Mit dem Wohnwagen zur EM

Der deutsche Camper Manfred Walter ist zum Medienstar im ukrainischen EM-Ort Charkiw geworden.

Charkiw. Der Gegner schlägt ein Heerlager auf. 1200 Holländer fallen in diesen Tagen in das ostukrainische Charkiw ein. Mit High-Tech-Zelten vom Typ „Brüllender Löwe“ errichten sie ihr Oranjecamp und wappnen sich für die Vorrundenspiele ihrer Mannschaft. Der deutsche Camper Manfred Walter dagegen ist allein. Fast allein, denn Zwergpinscher Immo weicht nicht von seiner Seite.

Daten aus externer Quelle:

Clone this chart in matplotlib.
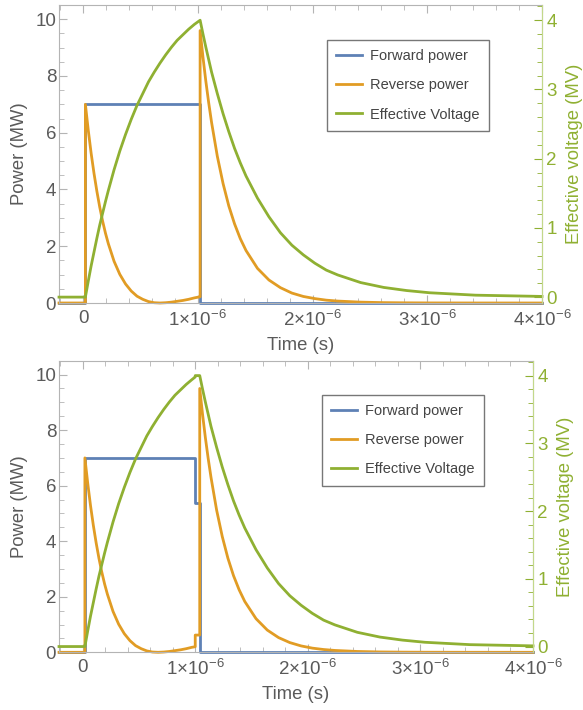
import numpy as np
import matplotlib.pyplot as plt
from matplotlib.ticker import MultipleLocator, FixedLocator

plt.rcParams['font.family'] = ['Liberation Sans', 'DejaVu Sans']
plt.rcParams['mathtext.fontset'] = 'custom'
plt.rcParams['mathtext.rm'] = 'Liberation Sans'
plt.rcParams['mathtext.it'] = 'Liberation Sans:italic'

BLUE = '#5e81b5'
ORANGE = '#e19c24'
GREEN = '#8fb032'
GRID = '#b4b4b4'
TXT = '#5a5a5a'

# time axis in microseconds
pre_t = [-0.21, 0.02]
pre_v = [0.0, 0.0]

fill_t = [0.02, 0.045, 0.07, 0.095, 0.12, 0.145, 0.17, 0.195, 0.22, 0.27, 0.32,
          0.37, 0.42, 0.47, 0.52, 0.57, 0.62, 0.67, 0.72, 0.77, 0.82, 0.87, 0.92, 0.97]
fill_rev = [7.0, 6.09, 5.28, 4.57, 3.94, 3.38, 2.89, 2.46, 2.09, 1.47, 1.01,
            0.67, 0.42, 0.24, 0.13, 0.05, 0.01, 0.0, 0.01, 0.03, 0.06, 0.09, 0.13, 0.18]
fill_volt = [0.0, 0.23, 0.45, 0.65, 0.85, 1.04, 1.21, 1.38, 1.54, 1.84, 2.11,
             2.35, 2.57, 2.77, 2.94, 3.11, 3.25, 3.38, 3.50, 3.61, 3.71, 3.79, 3.87, 3.94]

# panel 1 (plain switch-off)
top_fwd_t = [-0.21, 0.02, 0.02, 1.02, 1.02, 4.0]
top_fwd_p = [0, 0, 7, 7, 0, 0]
top_end_t = [1.02, 1.02]
top_end_rev = [0.22, 9.6]
top_end_volt = [4.0, 4.0]
top_decay_t = [1.045, 1.07, 1.095, 1.12, 1.17, 1.22, 1.27, 1.32, 1.37, 1.42, 1.52, 1.62,
               1.72, 1.82, 1.92, 2.02, 2.12, 2.22, 2.42, 2.62, 2.82, 3.02, 3.42, 4.0]
top_decay_rev = [8.66, 7.81, 7.05, 6.36, 5.17, 4.21, 3.42, 2.79, 2.27, 1.85, 1.22, 0.81,
                 0.54, 0.35, 0.23, 0.155, 0.10, 0.068, 0.03, 0.013, 0.006, 0.0025, 0.0005, 0.0]
top_decay_volt = [3.80, 3.61, 3.43, 3.25, 2.94, 2.65, 2.39, 2.15, 1.94, 1.75, 1.43, 1.16,
                  0.93, 0.75, 0.61, 0.49, 0.39, 0.32, 0.21, 0.14, 0.095, 0.063, 0.028, 0.01]

# panel 2 (reduced power step before switch-off)
bot_fwd_t = [-0.21, 0.02, 0.02, 1.0, 1.0, 1.04, 1.04, 4.0]
bot_fwd_p = [0, 0, 7, 7, 5.37, 5.37, 0, 0]
bot_end_t = [1.0, 1.0, 1.04, 1.04]
bot_end_rev = [0.20, 0.62, 0.62, 9.5]
bot_end_volt = [3.98, 4.0, 4.0, 4.0]
bot_decay_t = [1.065, 1.09, 1.115, 1.14, 1.19, 1.24, 1.29, 1.34, 1.39, 1.44, 1.54, 1.64,
               1.74, 1.84, 1.94, 2.04, 2.14, 2.24, 2.44, 2.64, 2.84, 3.04, 3.44, 4.0]
bot_decay_rev = [8.57, 7.73, 6.98, 6.30, 5.12, 4.17, 3.39, 2.76, 2.25, 1.83, 1.21, 0.80,
                 0.53, 0.35, 0.23, 0.15, 0.10, 0.067, 0.03, 0.013, 0.006, 0.0025, 0.0005, 0.0]
bot_decay_volt = [3.80, 3.61, 3.43, 3.25, 2.94, 2.65, 2.39, 2.15, 1.94, 1.75, 1.43, 1.16,
                  0.93, 0.75, 0.61, 0.49, 0.39, 0.32, 0.21, 0.14, 0.095, 0.063, 0.028, 0.01]

xticks = [0, 1, 2, 3, 4]
xlabels = ['0', '1×10$^{-6}$', '2×10$^{-6}$', '3×10$^{-6}$', '4×10$^{-6}$']


def panel(rect, fwd_t, fwd_p, end_t, end_rev, end_volt, dec_t, dec_rev, dec_volt):
    ax = fig.add_axes(rect)
    ax2 = ax.twinx()
    rev_t = pre_t + fill_t + end_t + dec_t
    rev_p = pre_v + fill_rev + end_rev + dec_rev
    v_t = pre_t + fill_t + end_t + dec_t
    v_v = pre_v + fill_volt + end_volt + dec_volt
    l1, = ax.plot(fwd_t, fwd_p, color=BLUE, lw=2.0, clip_on=False, label='Forward power')
    l2, = ax.plot(rev_t, rev_p, color=ORANGE, lw=2.0, clip_on=False, label='Reverse power')
    l3, = ax2.plot(v_t, v_v, color=GREEN, lw=2.0, clip_on=False, label='Effective Voltage')

    ax.set_xlim(-0.21, 4.0)
    ax.set_ylim(0, 10.5)
    ax2.set_ylim(-0.085, 4.22)

    ax.xaxis.set_major_locator(FixedLocator(xticks))
    ax.set_xticklabels(xlabels)
    ax.xaxis.set_minor_locator(MultipleLocator(0.2))
    ax.yaxis.set_major_locator(MultipleLocator(2))
    ax.yaxis.set_minor_locator(MultipleLocator(0.5))
    ax2.yaxis.set_major_locator(MultipleLocator(1))
    ax2.yaxis.set_minor_locator(MultipleLocator(0.2))

    for s in ax.spines.values():
        s.set_color(GRID)
    for s in ax2.spines.values():
        s.set_visible(False)
    ax2.spines['right'].set_visible(True)
    ax2.spines['right'].set_color('#c3d88a')

    ax.tick_params(which='both', direction='in', top=True, right=False,
                   color=GRID, labelcolor=TXT, labelsize=13.5)
    ax.tick_params(which='major', length=6)
    ax.tick_params(which='minor', length=3.5)
    ax.tick_params(axis='x', pad=5)
    ax.tick_params(axis='y', pad=2)
    ax2.tick_params(which='both', direction='in', color=GREEN, labelcolor=GREEN,
                    labelsize=13.5, pad=3)
    ax2.tick_params(which='major', length=6)
    ax2.tick_params(which='minor', length=3.5)

    ax.set_xlabel('Time (s)', fontsize=13.3, color=TXT, labelpad=5)
    ax.set_ylabel('Power (MW)', fontsize=13.3, color=TXT, labelpad=5)
    ax2.set_ylabel('Effective voltage (MV)', fontsize=13.3, color=GREEN, labelpad=7)

    leg = ax2.legend([l1, l2, l3], [l1.get_label(), l2.get_label(), l3.get_label()],
                     loc='upper left', bbox_to_anchor=(0.555, 0.883), borderaxespad=0,
                     fontsize=10.5, frameon=True, fancybox=False, handlelength=1.8,
                     handletextpad=0.55, labelspacing=1.05, borderpad=0.62,
                     labelcolor='#444444')
    leg.get_frame().set_edgecolor('#555555')
    leg.get_frame().set_linewidth(1.0)
    return ax


fig = plt.figure(figsize=(5.83, 7.10), dpi=100)
panel([59 / 583, 407 / 710, 483 / 583, 298 / 710],
      top_fwd_t, top_fwd_p, top_end_t, top_end_rev, top_end_volt,
      top_decay_t, top_decay_rev, top_decay_volt)
panel([59 / 583, 57.7 / 710, 474 / 583, 291.6 / 710],
      bot_fwd_t, bot_fwd_p, bot_end_t, bot_end_rev, bot_end_volt,
      bot_decay_t, bot_decay_rev, bot_decay_volt)

fig.savefig('out.png', dpi=100)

Walter hat sein Wohnmobil im Herzen von Charkiw geparkt. „Ich dachte, irgendwie komme ich hier an eine Karte für das Spiel gegen Holland“, erzählt er. Der pensionierte Polizist aus Bad Pyrmont ist ein gemütlicher Mann im Alter von 63 Jahren. Herzlich bittet er zum Kaffee in seinen Wagen. Abends lädt er ukrainische Passanten zum Bier ein. Betulich aber ist der Pensionär nicht. „Ich fahre seit 20 Jahren durch Europa und gucke mir die Länder, die Leute und das Leben an“, berichtet er. Besonders angetan hat es ihm der Osten des Kontinents. „Es gibt hier mehr Schönheit zu entdecken — bei den Frauen wie in der Natur.“

Walter ist geschieden, die drei Kinder sind erwachsen. Die EM war für den Fußball-Fan der perfekte Anlass, um auf Tour zu gehen. Wenn ihn Polizisten auf der mehr als 1000 Kilometer langen Fahrt von der polnischen Grenze bis nach Charkiw anhielten, um den landesüblichen Wegezoll zu kassieren, berief er sich auf seinen alten Job. „Ich deutsche Polizei, Chef.“ Das habe er den ukrainischen Kollegen in ein paar Brocken Russisch beigebracht.

Auch eine Karte für das Hollandspiel hält Walter inzwischen in Händen. Tagelang sprach er mit Einheimischen, verhandelte, schacherte ein wenig. „Alle Angebote waren Wucher.“ Dann wurden die Medien auf den „verrückten Camper aus Deutschland“ aufmerksam. Das „Charkiwer Abendblatt“ schrieb über ihn. Ein lokaler Fernsehsender klopfte an. „Am nächsten Tag stand Vitali vor der Tür und schenkte mir ein Ticket für das Hollandspiel. Einfach so.“

Vitali, ein wildfremder Ukrainer, herzlich und ohne Hintergedanken. Natürlich zeigte sich Walter erkenntlich. Aber das war schon zweitrangig. Der Camper, der vor zwei Jahren eine schwere Kopfoperation überlebt hat, sieht die Dinge von einer anderen Warte aus. Mit diesem Fan sind auch die brüllenden Löwen aus Holland zu schlagen.